• _Provided data_:
- - -

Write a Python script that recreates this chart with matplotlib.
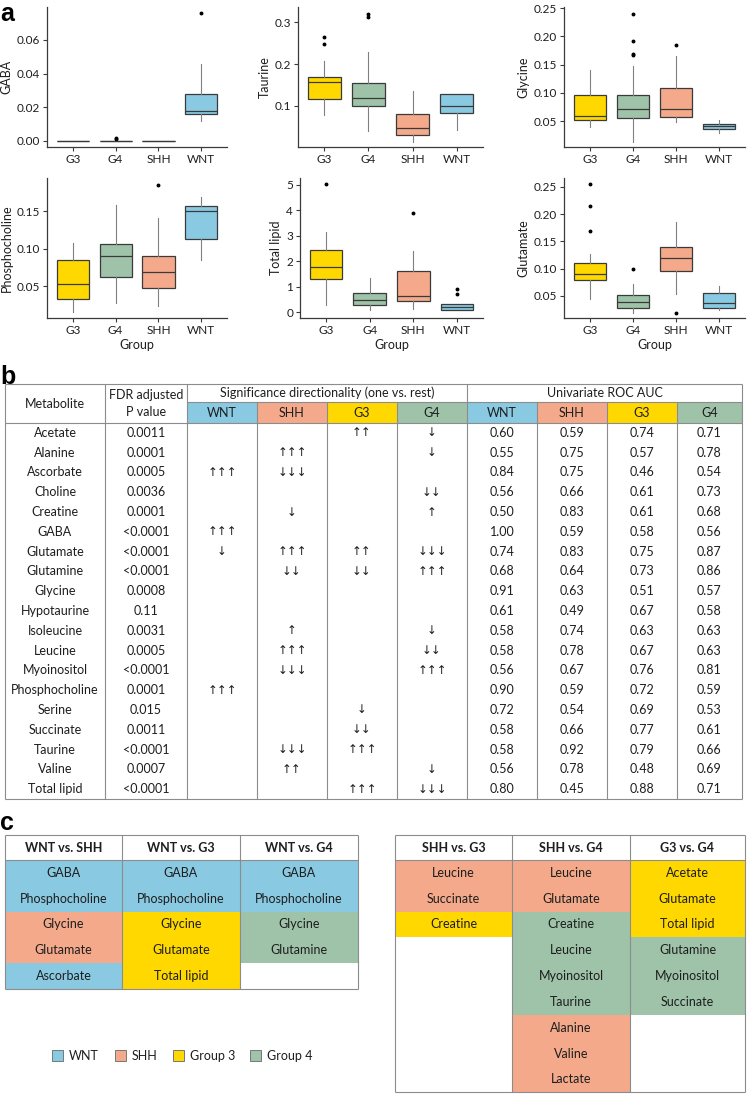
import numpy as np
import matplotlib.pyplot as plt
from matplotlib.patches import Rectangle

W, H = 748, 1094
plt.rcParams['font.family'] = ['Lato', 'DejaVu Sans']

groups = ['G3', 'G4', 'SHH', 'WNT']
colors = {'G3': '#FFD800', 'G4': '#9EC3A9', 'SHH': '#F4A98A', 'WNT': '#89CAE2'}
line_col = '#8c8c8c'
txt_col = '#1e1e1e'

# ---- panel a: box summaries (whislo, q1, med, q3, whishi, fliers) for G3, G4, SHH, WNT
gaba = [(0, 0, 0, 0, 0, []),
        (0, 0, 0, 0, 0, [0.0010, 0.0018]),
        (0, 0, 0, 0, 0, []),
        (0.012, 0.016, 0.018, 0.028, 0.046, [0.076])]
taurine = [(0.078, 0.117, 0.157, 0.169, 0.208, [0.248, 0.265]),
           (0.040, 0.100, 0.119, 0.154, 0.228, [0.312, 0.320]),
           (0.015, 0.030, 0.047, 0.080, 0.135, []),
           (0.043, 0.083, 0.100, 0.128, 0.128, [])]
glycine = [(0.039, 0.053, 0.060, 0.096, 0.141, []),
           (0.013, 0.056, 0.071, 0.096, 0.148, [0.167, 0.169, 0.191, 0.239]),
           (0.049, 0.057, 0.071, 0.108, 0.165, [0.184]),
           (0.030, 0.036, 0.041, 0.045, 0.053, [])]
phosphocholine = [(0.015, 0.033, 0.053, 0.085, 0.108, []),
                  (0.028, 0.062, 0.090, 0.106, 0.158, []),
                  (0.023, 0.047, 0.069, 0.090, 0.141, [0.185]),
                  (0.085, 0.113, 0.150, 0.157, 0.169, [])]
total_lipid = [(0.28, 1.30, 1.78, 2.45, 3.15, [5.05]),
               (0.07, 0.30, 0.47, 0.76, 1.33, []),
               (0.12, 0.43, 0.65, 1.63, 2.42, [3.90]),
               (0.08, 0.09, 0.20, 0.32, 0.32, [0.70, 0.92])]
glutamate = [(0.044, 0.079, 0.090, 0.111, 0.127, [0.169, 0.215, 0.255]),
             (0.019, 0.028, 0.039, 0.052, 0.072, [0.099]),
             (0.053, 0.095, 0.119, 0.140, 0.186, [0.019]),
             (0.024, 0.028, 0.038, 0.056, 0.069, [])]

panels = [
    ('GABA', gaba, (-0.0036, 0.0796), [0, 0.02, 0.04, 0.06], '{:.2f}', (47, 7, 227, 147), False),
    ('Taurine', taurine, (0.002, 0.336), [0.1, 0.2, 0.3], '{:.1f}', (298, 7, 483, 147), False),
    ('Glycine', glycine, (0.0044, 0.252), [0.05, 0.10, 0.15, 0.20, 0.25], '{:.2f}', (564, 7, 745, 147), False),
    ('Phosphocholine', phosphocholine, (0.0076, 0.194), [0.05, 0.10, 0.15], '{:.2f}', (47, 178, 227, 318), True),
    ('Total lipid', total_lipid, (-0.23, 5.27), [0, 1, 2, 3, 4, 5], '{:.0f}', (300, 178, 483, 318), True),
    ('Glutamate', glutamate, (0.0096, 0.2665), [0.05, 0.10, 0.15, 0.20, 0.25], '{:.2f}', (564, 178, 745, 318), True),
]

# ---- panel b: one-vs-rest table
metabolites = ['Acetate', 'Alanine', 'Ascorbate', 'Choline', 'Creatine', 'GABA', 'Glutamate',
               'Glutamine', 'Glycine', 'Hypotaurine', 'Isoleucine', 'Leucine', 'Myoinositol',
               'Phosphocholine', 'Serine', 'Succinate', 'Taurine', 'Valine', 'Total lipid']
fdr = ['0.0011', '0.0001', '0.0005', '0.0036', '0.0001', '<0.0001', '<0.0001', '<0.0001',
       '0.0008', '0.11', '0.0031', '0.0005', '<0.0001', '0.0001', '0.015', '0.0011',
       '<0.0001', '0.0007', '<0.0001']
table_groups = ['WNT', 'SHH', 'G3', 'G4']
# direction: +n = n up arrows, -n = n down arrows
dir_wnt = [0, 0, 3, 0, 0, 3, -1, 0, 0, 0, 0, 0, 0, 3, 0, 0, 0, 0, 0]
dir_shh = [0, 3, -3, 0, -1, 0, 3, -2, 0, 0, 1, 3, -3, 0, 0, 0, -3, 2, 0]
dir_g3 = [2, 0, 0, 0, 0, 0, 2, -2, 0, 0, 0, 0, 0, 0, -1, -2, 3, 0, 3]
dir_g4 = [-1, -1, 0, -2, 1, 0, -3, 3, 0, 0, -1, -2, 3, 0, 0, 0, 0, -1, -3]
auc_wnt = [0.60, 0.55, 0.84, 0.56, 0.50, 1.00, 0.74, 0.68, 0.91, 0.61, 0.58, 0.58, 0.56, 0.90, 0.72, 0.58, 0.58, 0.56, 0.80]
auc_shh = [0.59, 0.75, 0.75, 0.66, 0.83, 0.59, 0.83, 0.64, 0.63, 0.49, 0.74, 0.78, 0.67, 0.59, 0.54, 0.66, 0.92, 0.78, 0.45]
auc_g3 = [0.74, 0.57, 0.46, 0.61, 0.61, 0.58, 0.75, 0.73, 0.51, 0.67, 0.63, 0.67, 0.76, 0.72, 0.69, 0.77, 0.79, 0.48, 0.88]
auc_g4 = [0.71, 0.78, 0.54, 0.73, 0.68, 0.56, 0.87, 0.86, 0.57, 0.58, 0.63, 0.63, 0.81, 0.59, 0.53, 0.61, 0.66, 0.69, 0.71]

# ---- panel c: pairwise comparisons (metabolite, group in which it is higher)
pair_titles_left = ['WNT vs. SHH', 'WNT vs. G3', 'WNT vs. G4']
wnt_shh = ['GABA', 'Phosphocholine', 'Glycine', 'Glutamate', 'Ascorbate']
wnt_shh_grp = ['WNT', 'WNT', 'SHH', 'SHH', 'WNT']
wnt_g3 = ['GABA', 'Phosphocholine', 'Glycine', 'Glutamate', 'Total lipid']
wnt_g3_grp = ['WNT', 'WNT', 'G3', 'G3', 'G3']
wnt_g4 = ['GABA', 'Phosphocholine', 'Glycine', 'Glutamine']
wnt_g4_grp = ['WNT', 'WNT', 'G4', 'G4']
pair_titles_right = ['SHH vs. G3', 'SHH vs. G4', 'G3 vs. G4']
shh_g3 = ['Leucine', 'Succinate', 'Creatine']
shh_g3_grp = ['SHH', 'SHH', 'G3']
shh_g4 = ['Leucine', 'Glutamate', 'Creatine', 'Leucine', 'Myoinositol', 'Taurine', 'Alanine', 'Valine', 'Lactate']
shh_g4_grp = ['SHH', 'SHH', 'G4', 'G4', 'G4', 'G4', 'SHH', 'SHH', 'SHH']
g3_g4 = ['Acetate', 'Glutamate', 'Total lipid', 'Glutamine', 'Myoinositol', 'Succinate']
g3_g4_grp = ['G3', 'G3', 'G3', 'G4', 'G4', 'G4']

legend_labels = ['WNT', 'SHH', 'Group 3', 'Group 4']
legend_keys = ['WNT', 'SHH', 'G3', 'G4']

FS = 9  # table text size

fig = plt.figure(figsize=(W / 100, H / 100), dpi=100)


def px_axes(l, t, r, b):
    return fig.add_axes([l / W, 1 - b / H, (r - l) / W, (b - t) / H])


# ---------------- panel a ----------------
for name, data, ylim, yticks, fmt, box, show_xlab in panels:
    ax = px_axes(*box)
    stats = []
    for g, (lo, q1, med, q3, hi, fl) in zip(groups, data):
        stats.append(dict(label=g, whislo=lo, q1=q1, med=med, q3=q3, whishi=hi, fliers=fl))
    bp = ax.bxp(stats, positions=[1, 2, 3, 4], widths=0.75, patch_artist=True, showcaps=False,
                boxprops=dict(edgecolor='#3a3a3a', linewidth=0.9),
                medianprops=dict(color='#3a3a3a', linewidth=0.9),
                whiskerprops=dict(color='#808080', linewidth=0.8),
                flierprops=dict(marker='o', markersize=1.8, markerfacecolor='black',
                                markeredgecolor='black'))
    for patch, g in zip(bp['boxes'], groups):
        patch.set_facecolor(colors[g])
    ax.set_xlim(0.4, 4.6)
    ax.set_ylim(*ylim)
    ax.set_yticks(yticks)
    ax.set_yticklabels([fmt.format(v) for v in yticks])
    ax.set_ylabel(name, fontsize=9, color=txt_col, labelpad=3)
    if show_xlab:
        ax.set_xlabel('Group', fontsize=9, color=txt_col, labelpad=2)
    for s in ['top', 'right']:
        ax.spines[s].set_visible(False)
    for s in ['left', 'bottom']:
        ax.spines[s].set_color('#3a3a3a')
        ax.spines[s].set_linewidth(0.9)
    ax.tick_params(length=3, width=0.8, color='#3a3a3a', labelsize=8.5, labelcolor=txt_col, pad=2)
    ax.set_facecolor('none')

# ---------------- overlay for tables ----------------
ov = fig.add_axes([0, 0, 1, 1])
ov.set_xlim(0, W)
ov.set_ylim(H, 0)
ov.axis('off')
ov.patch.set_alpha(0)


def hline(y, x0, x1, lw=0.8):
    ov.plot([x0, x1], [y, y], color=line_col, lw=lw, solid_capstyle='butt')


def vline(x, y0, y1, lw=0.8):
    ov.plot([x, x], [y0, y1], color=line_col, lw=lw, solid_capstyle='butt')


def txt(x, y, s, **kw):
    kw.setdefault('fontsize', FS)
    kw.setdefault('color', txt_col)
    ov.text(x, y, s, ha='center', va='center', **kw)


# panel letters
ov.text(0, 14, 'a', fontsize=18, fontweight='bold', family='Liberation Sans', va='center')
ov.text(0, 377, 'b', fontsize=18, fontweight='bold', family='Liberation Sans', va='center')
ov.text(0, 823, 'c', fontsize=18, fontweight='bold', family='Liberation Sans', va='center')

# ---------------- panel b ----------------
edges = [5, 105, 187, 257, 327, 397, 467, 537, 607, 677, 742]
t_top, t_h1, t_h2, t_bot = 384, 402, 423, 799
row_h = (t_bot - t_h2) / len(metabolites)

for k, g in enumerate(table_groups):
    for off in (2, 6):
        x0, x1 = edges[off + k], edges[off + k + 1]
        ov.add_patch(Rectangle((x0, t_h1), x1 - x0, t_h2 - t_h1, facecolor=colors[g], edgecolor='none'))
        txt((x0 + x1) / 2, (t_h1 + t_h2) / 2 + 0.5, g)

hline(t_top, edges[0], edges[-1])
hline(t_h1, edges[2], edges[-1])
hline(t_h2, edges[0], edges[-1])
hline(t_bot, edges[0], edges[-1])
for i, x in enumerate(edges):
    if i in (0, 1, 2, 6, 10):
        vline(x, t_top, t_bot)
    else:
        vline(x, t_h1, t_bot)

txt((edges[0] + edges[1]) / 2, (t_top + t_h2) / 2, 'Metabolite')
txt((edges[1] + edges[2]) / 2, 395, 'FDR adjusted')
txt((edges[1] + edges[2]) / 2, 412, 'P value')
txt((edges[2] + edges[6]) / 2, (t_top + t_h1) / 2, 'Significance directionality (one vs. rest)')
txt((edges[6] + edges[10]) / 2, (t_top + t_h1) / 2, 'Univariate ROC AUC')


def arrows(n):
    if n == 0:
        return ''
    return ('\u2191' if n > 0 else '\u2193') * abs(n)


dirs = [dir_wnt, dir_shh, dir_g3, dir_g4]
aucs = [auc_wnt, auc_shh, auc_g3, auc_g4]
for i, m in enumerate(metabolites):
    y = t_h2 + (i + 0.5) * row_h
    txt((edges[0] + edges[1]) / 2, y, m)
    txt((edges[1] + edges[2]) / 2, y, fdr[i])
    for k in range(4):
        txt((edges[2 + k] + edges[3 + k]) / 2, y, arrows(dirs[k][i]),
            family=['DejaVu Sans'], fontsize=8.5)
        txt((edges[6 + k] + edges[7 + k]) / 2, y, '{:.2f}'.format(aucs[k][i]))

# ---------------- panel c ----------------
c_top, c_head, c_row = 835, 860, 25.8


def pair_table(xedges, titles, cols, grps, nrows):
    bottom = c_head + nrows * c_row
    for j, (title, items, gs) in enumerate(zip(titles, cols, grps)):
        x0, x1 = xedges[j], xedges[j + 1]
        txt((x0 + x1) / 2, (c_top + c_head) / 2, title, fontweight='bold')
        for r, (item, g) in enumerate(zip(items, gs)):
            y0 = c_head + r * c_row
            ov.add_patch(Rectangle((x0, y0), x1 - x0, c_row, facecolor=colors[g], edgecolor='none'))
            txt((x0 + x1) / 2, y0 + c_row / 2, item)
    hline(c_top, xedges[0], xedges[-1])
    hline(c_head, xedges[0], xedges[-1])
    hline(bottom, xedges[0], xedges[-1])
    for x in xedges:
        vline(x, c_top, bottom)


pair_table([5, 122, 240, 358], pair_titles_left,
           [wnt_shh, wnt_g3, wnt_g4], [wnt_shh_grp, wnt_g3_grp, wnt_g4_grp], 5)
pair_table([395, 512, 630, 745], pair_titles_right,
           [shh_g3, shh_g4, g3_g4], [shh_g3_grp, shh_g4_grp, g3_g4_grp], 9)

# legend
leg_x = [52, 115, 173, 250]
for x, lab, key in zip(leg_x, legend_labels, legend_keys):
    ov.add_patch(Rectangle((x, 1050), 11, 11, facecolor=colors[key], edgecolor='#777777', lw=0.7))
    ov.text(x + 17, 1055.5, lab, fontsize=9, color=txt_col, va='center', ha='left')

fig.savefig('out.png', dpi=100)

- - -

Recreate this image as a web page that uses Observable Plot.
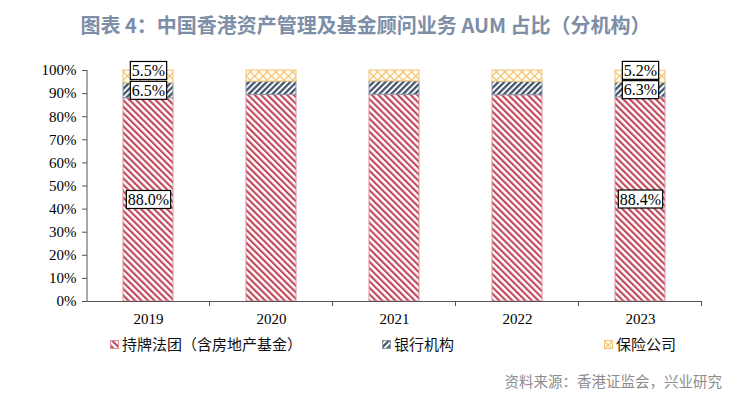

- - -

Say how many lines in the entries contain the string "that", and say nothing else.

2